You need to think about boundaries and what would be the "deal breaker" in your M. What would you tell her that you couldn't live with? Boundaries are not ultimatums. I'll give you the link to read the excellent post about that. She will need to respect your boundaries or suffer the consequences, so think about what that would be also.
Come to the board before you act on any major decisions b/c your mind is tired and you're hurting emotionally. When a person acts on emotions, it's often the wrong thing to do. You can get great advice here on the board. Your thread was a bit slow at getting started, but sometimes it just takes time. Don't give up and continue to post often.

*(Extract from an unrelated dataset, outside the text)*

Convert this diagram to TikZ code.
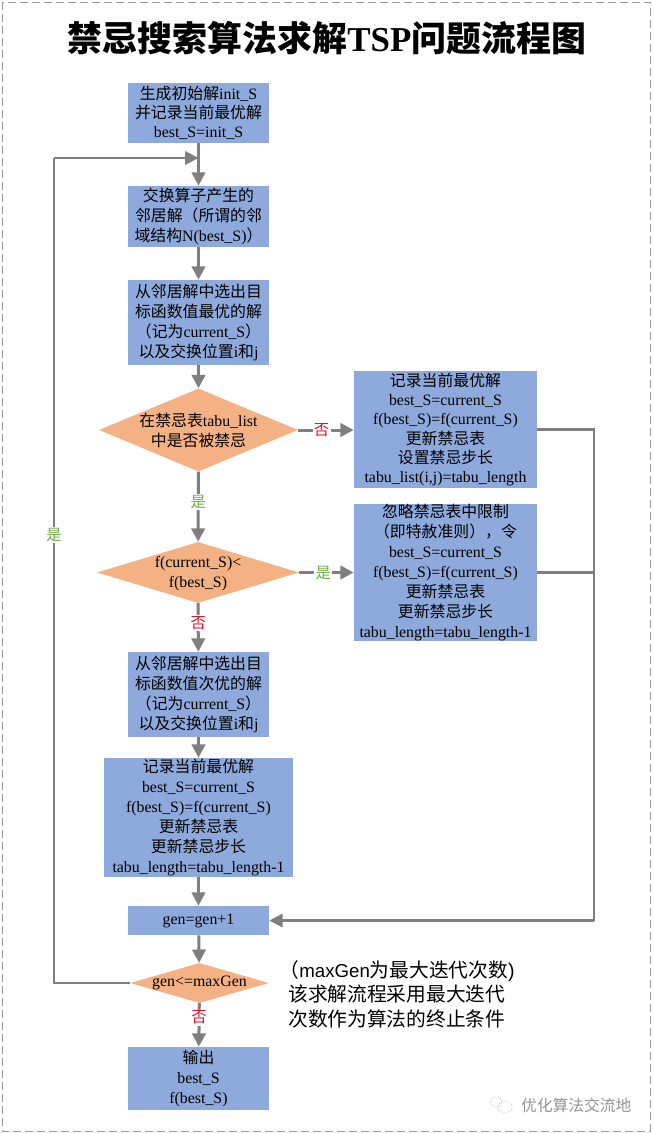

Okay, so back off the pursuit. When you do see or speak to your W you keep a calm spirit. You do not act cold to her. Don't confuse what I am telling you. Detaching does not mean to treat her badly or to be cold hearted. It means that you are not chasing her. You are unavailable to her and her needs. You don't go running if her toilet overflows, or if she's had a bad day, or calls you in tears. You are a "busy" man. You don't have time right then to assist her. (BTW, always have a back-up plan to use.)
Never lie to her, but it's not her business to know every detail of your life. You don't have to tell her who you are going to see, what you have been doing, etc.
If you pull away from her...it will draw her closer to you. If you try to rope her in...she will resist and push away.
If she thought you did not want her, it would turn her interest around and she'd forget about OM. But as long as she knows you are drooling at the mouth for her, then she's not interested. Know what I mean?